Data Collection and Processing
The dataset creation utilized publicly available video recordings from the European Parliament, structured via the LinkedEP database. The raw data suffered from incompleteness and inaccuracies, particularly with timestamps, partial recordings, and the absence of translations post-2012, necessitating a rigorous preprocessing pipeline. The authors employed both speaker diarization and forced alignment techniques to accurately match audio segments with transcriptions and translations.
An essential step involved filtering data based on character error rate (CER) to ensure high-quality samples. Notably, around 60-80% of the original data was discarded through this thorough vetting process. The corpus supports multilingual initiatives with speaker-independent train/dev/test splits designed to facilitate comprehensive testing environments across different languages.
Experimental Setup and Results
The Europarl-ST corpus supports experiments in automatic speech recognition (ASR), machine translation (MT), and SLT using a cascade approach—combining ASR outputs as inputs to MT systems.
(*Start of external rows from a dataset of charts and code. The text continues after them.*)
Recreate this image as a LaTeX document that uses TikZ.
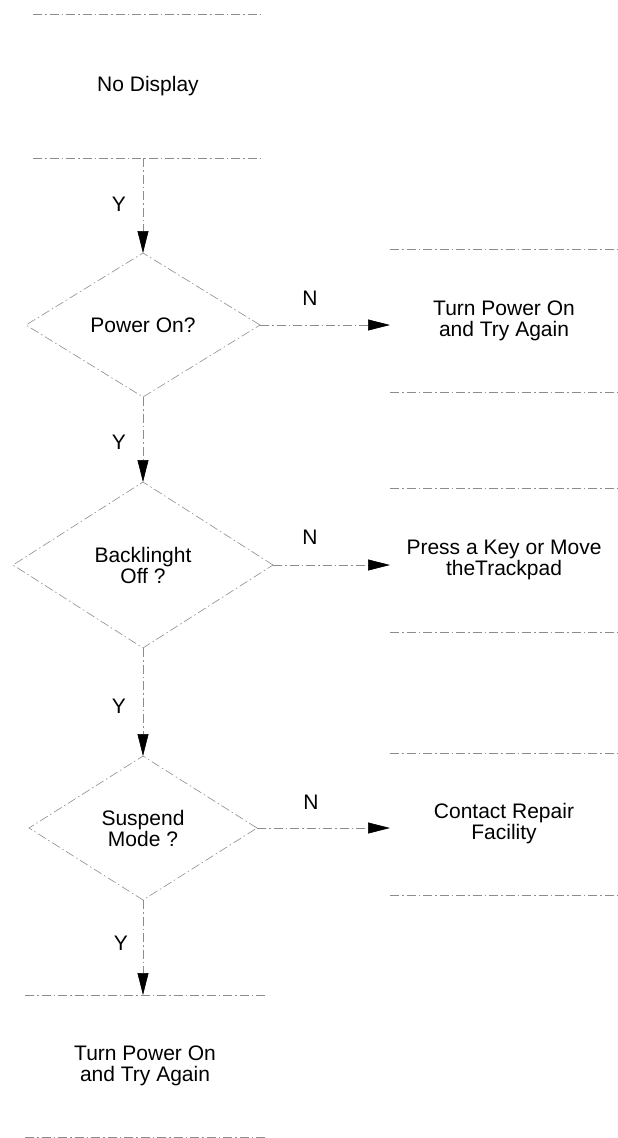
\documentclass[tikz,border=0pt]{standalone}
\usepackage{fontspec}
\setmainfont{Liberation Sans}
\usetikzlibrary{arrows.meta,positioning,shapes.geometric}
\definecolor{scangray}{RGB}{140,140,140}

\begin{document}
\begin{tikzpicture}[
  x=1pt,y=-1pt,
  faint/.style={draw=scangray,line width=0.6pt,
    dash pattern=on 9pt off 3pt on 1.5pt off 3pt},
  flow/.style={faint,-{Triangle[length=22pt,width=11pt,color=black]}},
  decision/.style={diamond,minimum height=144pt,inner sep=0pt,outer sep=0pt,
    align=center,font=\fontsize{21}{21}\selectfont},
  stepbox/.style={rectangle,minimum width=228pt,minimum height=143pt,
    inner sep=0pt,outer sep=0pt,align=center,font=\fontsize{21}{21}\selectfont},
  answer/.style={font=\fontsize{21}{21}\selectfont}
]
\useasboundingbox (0,0) rectangle (618,1138);

% left column
\node[stepbox,minimum width=230pt,minimum height=144pt] (start) at (148,86) {No Display};
\node[decision,faint,minimum width=234pt] (power) at (143,325) {Power On?};
\node[decision,faint,minimum width=260pt,minimum height=166pt] (backlight) at (143,565)
  {Backlinght\\Off ?};
\node[decision,faint,minimum width=228pt] (suspend) at (143,828) {Suspend\\Mode ?};
\node[stepbox,minimum width=240pt,minimum height=142pt] (retry) at (145,1066)
  {Turn Power On\\and Try Again};

% right column
\node[stepbox] (poweron) at (504,321) {Turn Power On\\and Try Again};
\node[stepbox,minimum height=144pt] (presskey) at (504,560) {Press a Key or Move\\theTrackpad};
\node[stepbox,minimum height=142pt] (repair) at (504,824) {Contact Repair\\Facility};

% box edges (only top and bottom survive in the scan)
\foreach \b in {start,retry,poweron,presskey,repair}
  \draw[faint] (\b.north west) -- (\b.north east) (\b.south west) -- (\b.south east);

% yes branch
\draw[flow] (power.north |- start.south) -- (power.north);
\draw[flow] (power.south) -- (backlight.north);
\draw[flow] (backlight.south) -- (suspend.north);
\draw[flow] (suspend.south) -- (suspend.south |- retry.north);

% no branch
\draw[flow] (power.east) -- (power.east -| poweron.west);
\draw[flow] (backlight.east) -- (backlight.east -| presskey.west);
\draw[flow] (suspend.east) -- (suspend.east -| repair.west);

% labels
\node[answer] (y1) at (119,204) {Y};
\node[answer] (y2) at (119,442) {Y};
\node[answer] (y3) at (119,706) {Y};
\node[answer] (y4) at (121,943) {Y};
\node[answer] (n1) at (310,298) {N};
\node[answer] (n2) at (310,537) {N};
\node[answer] (n3) at (311,802) {N};
\end{tikzpicture}
\end{document}
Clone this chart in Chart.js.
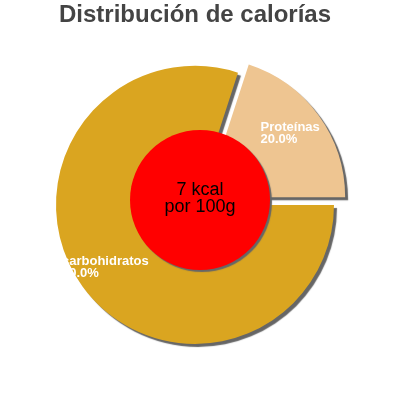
<!DOCTYPE html>
<html>
<head>
<meta charset="utf-8">
<script src="https://cdn.jsdelivr.net/npm/chart.js@4"></script>
<style>
  html, body { margin: 0; padding: 0; background: #fff; }
  #wrap { width: 400px; height: 400px; }
</style>
</head>
<body>
<div id="wrap"><canvas id="grafico"></canvas></div>
<script>
const categorias = ['Proteínas', 'carbohidratos'];
const valores = [20, 80];
const colores = ['#EEC591', '#DAA520'];
// Chart.js divide el offset del arco entre 4 al dibujar
const desplazamientos = [52, 0];
const titulo = 'Distribución de calorías';
const textoCentro = ['7 kcal', 'por 100g'];

// sombra gris bajo las porciones
const sombra = {
    id: 'sombra',
    beforeDatasetsDraw(chart) {
        const ctx = chart.ctx;
        ctx.save();
        ctx.shadowColor = '#666';
        ctx.shadowOffsetX = 3;
        ctx.shadowOffsetY = 3;
        ctx.shadowBlur = 1;
    },
    afterDatasetsDraw(chart) {
        chart.ctx.restore();
    }
};

// etiquetas blancas dentro de cada porcion + circulo rojo central
const etiquetas = {
    id: 'etiquetas',
    afterDatasetsDraw(chart) {
        const ctx = chart.ctx;
        const meta = chart.getDatasetMeta(0);
        const total = valores.reduce((a, b) => a + b, 0);
        ctx.save();
        ctx.font = 'bold 13px "Liberation Sans", Arial, sans-serif';
        ctx.fillStyle = '#fff';
        ctx.textBaseline = 'middle';
        ctx.textAlign = 'left';
        meta.data.forEach((arc, i) => {
            const mid = (arc.startAngle + arc.endAngle) / 2;
            const dist = (arc.options.offset || 0) / 4 + arc.outerRadius * 0.775;
            const ax = arc.x + Math.cos(mid) * dist;
            const ay = arc.y + Math.sin(mid) * dist;
            const lineas = [categorias[i], (valores[i] / total * 100).toFixed(1) + '%'];
            const ancho = Math.max(...lineas.map(l => ctx.measureText(l).width));
            const x0 = ax - ancho / 2 - 2.5;
            ctx.fillText(lineas[0], x0, ay - 7);
            ctx.fillText(lineas[1], x0, ay + 5);
        });
        ctx.restore();

        // circulo central
        const cx = chart.width / 2;
        const cy = chart.height / 2;
        ctx.save();
        ctx.shadowColor = '#666';
        ctx.shadowOffsetX = 2;
        ctx.shadowOffsetY = 2;
        ctx.shadowBlur = 1;
        ctx.beginPath();
        ctx.arc(cx, cy, 70, 0, Math.PI * 2);
        ctx.fillStyle = '#FF0000';
        ctx.fill();
        ctx.restore();

        ctx.save();
        ctx.fillStyle = '#000';
        ctx.font = '18px "Liberation Sans", Arial, sans-serif';
        ctx.textAlign = 'center';
        ctx.textBaseline = 'alphabetic';
        ctx.fillText(textoCentro[0], cx, cy - 5);
        ctx.fillText(textoCentro[1], cx, cy + 12);
        ctx.restore();
    }
};

new Chart(document.getElementById('grafico'), {
    type: 'pie',
    data: {
        labels: categorias,
        datasets: [{
            data: valores,
            backgroundColor: colores,
            offset: desplazamientos,
            borderWidth: 0,
            clip: false
        }]
    },
    options: {
        responsive: true,
        maintainAspectRatio: false,
        animation: false,
        events: [],
        rotation: 18,
        radius: 139,
        layout: {
            padding: { left: 0, right: 10, top: 0, bottom: 30 }
        },
        plugins: {
            legend: { display: false },
            tooltip: { enabled: false },
            title: {
                display: true,
                text: titulo,
                color: '#444',
                font: { family: '"Liberation Sans", Arial, sans-serif', size: 24, weight: 'bold' },
                padding: { top: 1, bottom: 10 }
            }
        }
    },
    plugins: [sombra, etiquetas]
});
</script>
</body>
</html>
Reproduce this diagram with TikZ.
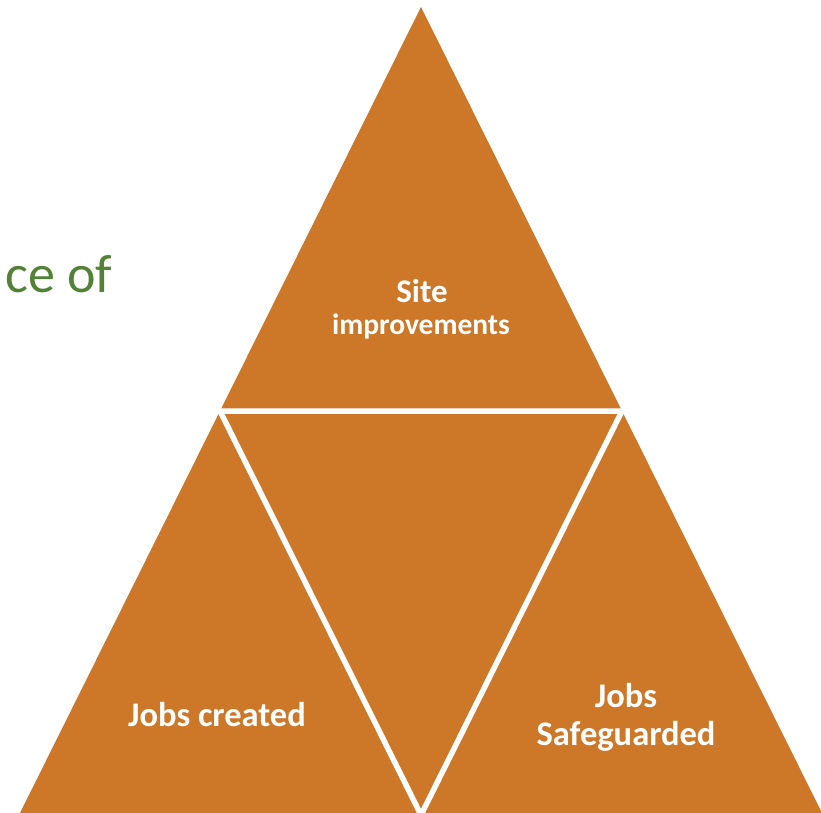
\documentclass[tikz,border=0pt]{standalone}
\usepackage{fontspec}
\setmainfont{Carlito}
\usetikzlibrary{calc}
\definecolor{ochre}{RGB}{205,119,40}
\definecolor{leaf}{RGB}{83,129,53}

\begin{document}
\begin{tikzpicture} [x=1pt, y=-1pt]
\useasboundingbox (0,0) rectangle (821,812);
\clip (0,0) rectangle (821,812);
\coordinate (apex) at (421,7);
\coordinate (bl) at (19,815);
\coordinate (br) at (823,815);
\coordinate (ml) at ($(apex)!.5!(bl)$);
\coordinate (mr) at ($(apex)!.5!(br)$);
\coordinate (mb) at ($(bl)!.5!(br)$);
\fill[ochre] (apex)--(bl)--(br)--cycle;
\draw[white, line width=5.5, line join=miter] (ml)--(mr)--(mb)--cycle;
\node[text=leaf, anchor=base east, font=\fontsize{54}{60}\selectfont] (lead) at (116,292) {ce of};
\node[text=white, font=\bfseries\fontsize{33}{38}\selectfont] (site) at (422,291) {Site};
\node[text=white, font=\bfseries\fontsize{29.5}{34}\selectfont] (impr) at (421,326) {improvements};
\node[text=white, font=\bfseries\fontsize{34.5}{40}\selectfont] (created) at (217,715) {Jobs created};
\node[text=white, font=\bfseries\fontsize{34.5}{40}\selectfont] (jobs) at (626,696) {Jobs};
\node[text=white, font=\bfseries\fontsize{34.5}{40}\selectfont] (saved) at (626,736) {Safeguarded};
\end{tikzpicture}
\end{document}
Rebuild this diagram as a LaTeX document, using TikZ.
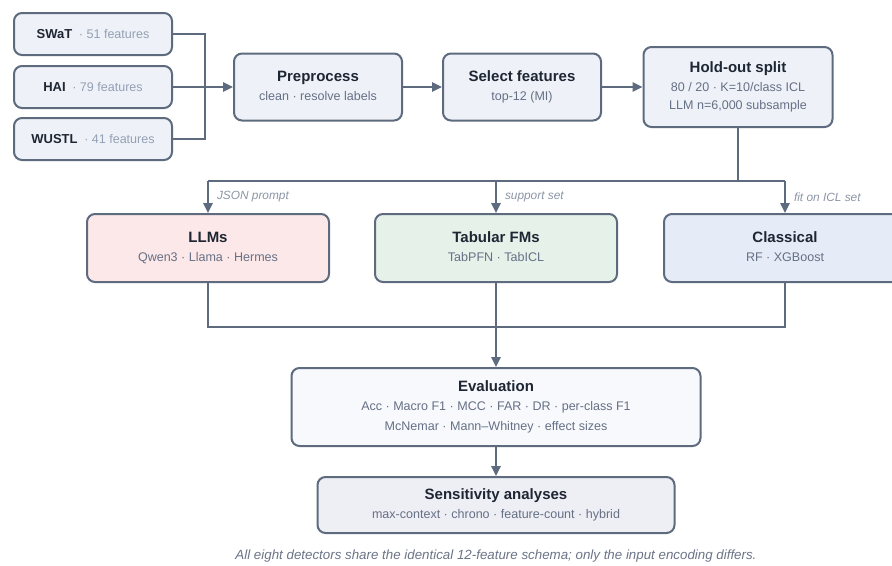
\documentclass[tikz,border=0pt]{standalone}
\usepackage{fontspec}
\setmainfont{Liberation Sans}
\usetikzlibrary{arrows.meta}
\definecolor{edge}{HTML}{5E6A7D}
\definecolor{boxfill}{HTML}{EEF2F8}
\definecolor{llmfill}{HTML}{FCE8E8}
\definecolor{tabfill}{HTML}{E6F1EA}
\definecolor{clsfill}{HTML}{E5ECF7}
\definecolor{evalfill}{HTML}{F7F9FC}
\definecolor{sensfill}{HTML}{EEEEF5}
\definecolor{titletxt}{HTML}{1F2633}
\definecolor{subtxt}{HTML}{667085}
\definecolor{dimtxt}{HTML}{94A0B4}
\definecolor{labtxt}{HTML}{8C96A8}
\definecolor{captxt}{HTML}{6B7487}
\newcommand{\ttl}[1]{{\fontsize{11.25pt}{14pt}\selectfont\bfseries\color{titletxt}\vphantom{Ay}#1}}
\newcommand{\sbt}[1]{{\fontsize{9.4pt}{13pt}\selectfont\color{subtxt}\vphantom{Ay}#1}}
\tikzset{
  box/.style={draw=edge, line width=1.5pt, rounded corners=6pt, fill=boxfill,
    align=center, inner sep=0pt},
  dset/.style={box, minimum width=158*0.75pt, minimum height=42*0.75pt},
  conn/.style={draw=edge, line width=1.5pt},
  arr/.style={conn, -{Triangle[length=7.5pt,width=7pt]}},
  lab/.style={font=\fontsize{8.9pt}{10pt}\selectfont\itshape, text=labtxt, anchor=west, inner sep=0pt},
}
\begin{document}
\begin{tikzpicture}[x=0.75pt, y=-0.75pt]
\clip (0,0) rectangle (892,565);
\fill[white] (0,0) rectangle (892,565);
% datasets
\node[dset] (swat) at (93,34) {{\fontsize{9.75pt}{12pt}\selectfont\bfseries\color{titletxt}SWaT}\hspace{5pt}{\fontsize{9.4pt}{12pt}\selectfont\color{dimtxt}· 51 features}};
\node[dset] (hai) at (93,87) {{\fontsize{9.75pt}{12pt}\selectfont\bfseries\color{titletxt}HAI}\hspace{5pt}{\fontsize{9.4pt}{12pt}\selectfont\color{dimtxt}· 79 features}};
\node[dset] (wustl) at (93,139) {{\fontsize{9.75pt}{12pt}\selectfont\bfseries\color{titletxt}WUSTL}\hspace{5pt}{\fontsize{9.4pt}{12pt}\selectfont\color{dimtxt}· 41 features}};
% pipeline
\node[box, minimum width=168*0.75pt, minimum height=67*0.75pt] (pre) at (318,87)
  {\ttl{Preprocess}\\[2.5pt]\sbt{clean · resolve labels}};
\node[box, minimum width=158*0.75pt, minimum height=67*0.75pt] (sel) at (522,87)
  {\ttl{Select features}\\[2.5pt]\sbt{top-12 (MI)}};
\node[box, minimum width=189*0.75pt, minimum height=80*0.75pt] (hold) at (738,87)
  {\ttl{Hold-out split}\\[2.5pt]\sbt{80 / 20 · K=10/class ICL}\\[1.5pt]\sbt{LLM n=6,000 subsample}};
% model families
\node[box, fill=llmfill, minimum width=242*0.75pt, minimum height=68*0.75pt] (llm) at (208,248)
  {\ttl{LLMs}\\[2.5pt]\sbt{Qwen3 · Llama · Hermes}};
\node[box, fill=tabfill, minimum width=242*0.75pt, minimum height=68*0.75pt] (tab) at (496,248)
  {\ttl{Tabular FMs}\\[2.5pt]\sbt{TabPFN · TabICL}};
\node[box, fill=clsfill, minimum width=242*0.75pt, minimum height=68*0.75pt] (cls) at (785,248)
  {\ttl{Classical}\\[2.5pt]\sbt{RF · XGBoost}};
% evaluation
\node[box, fill=evalfill, minimum width=409*0.75pt, minimum height=78*0.75pt] (eval) at (496,407)
  {\ttl{Evaluation}\\[2.25pt]\sbt{Acc · Macro F1 · MCC · FAR · DR · per-class F1}\\[2.5pt]\sbt{McNemar · Mann–Whitney · effect sizes}};
\node[box, fill=sensfill, minimum width=357*0.75pt, minimum height=56*0.75pt] (sens) at (496,505)
  {\ttl{Sensitivity analyses}\\[2pt]\sbt{max-context · chrono · feature-count · hybrid}};
\node[font=\fontsize{10pt}{12pt}\selectfont\itshape, text=captxt] (cap) at (496,556)
  {All eight detectors share the identical 12-feature schema; only the input encoding differs.};
% connectors: datasets to preprocess
\coordinate (j) at (205,87);
\draw[conn] (swat.east) -| (j) |- (wustl.east);
\draw[arr] (hai.east) -- (pre.west);
\draw[arr] (pre.east) -- (sel.west);
\draw[arr] (sel.east) -- (hold.west);
% fan-out
\coordinate (s) at (738,181);
\draw[conn] (hold.south) -- (s);
\draw[conn] (llm.north |- s) -- (cls.north |- s);
\draw[arr] (llm.north |- s) -- (llm.north) node[lab, pos=0.5, xshift=6pt] {JSON prompt};
\draw[arr] (tab.north |- s) -- (tab.north) node[lab, pos=0.5, xshift=6pt] {support set};
\draw[arr] (cls.north |- s) -- (cls.north) node[lab, pos=0.5, xshift=6pt] {fit on ICL set};
% fan-in
\coordinate (b) at (496,327);
\draw[conn] (llm.south) |- (b) -| (cls.south);
\draw[arr] (tab.south) -- (eval.north);
\draw[arr] (eval.south) -- (sens.north);
\end{tikzpicture}
\end{document}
The ASR systems developed for this corpus rely on hybrid DNN-HMM approaches, with performance metrics recorded in terms of Word Error Rate (WER). The authors observed WER scores generally below 20% across most language pairs, highlighting substantial initial efficacy barring exceptions, such as those involving French as input.
MT models were executed using a Transformer architecture, fine-tuned with the Europarl-ST data to create robust in-domain systems, which exhibited BLEU score improvements, ranging from 1.9 to 4.0, indicating successful domain adaptation. The cascade SLT experiments revealed typical BLEU score decrements relative to MT alone, an anticipated outcome due to error propagation from ASR and non-optimal input segmentation.
Implications and Future Work
This paper contributes significantly to SLT research by providing a publicly accessible multilingual corpus, potentially enabling comprehensive explorations into multilingual and multidirectional ST tasks. The Europarl-ST corpus's introduction marks an advance towards more inclusive datasets accommodating less-represented language pairs beyond the predominant focus on English-centric translations.
Looking forward, enhancements can be achieved by incorporating more languages and optimizing filtering methods to expand usable data volume. There is also a planned pivot towards evaluating end-to-end models to contrast cascade systems, which could leverage noisy data augmentation techniques to bring MT outputs closer to real ASR scenarios.
This research provides a substantial addition to the ST field, offering critical resources and insights for future developments in multilingual machine learning and SLT model optimizations.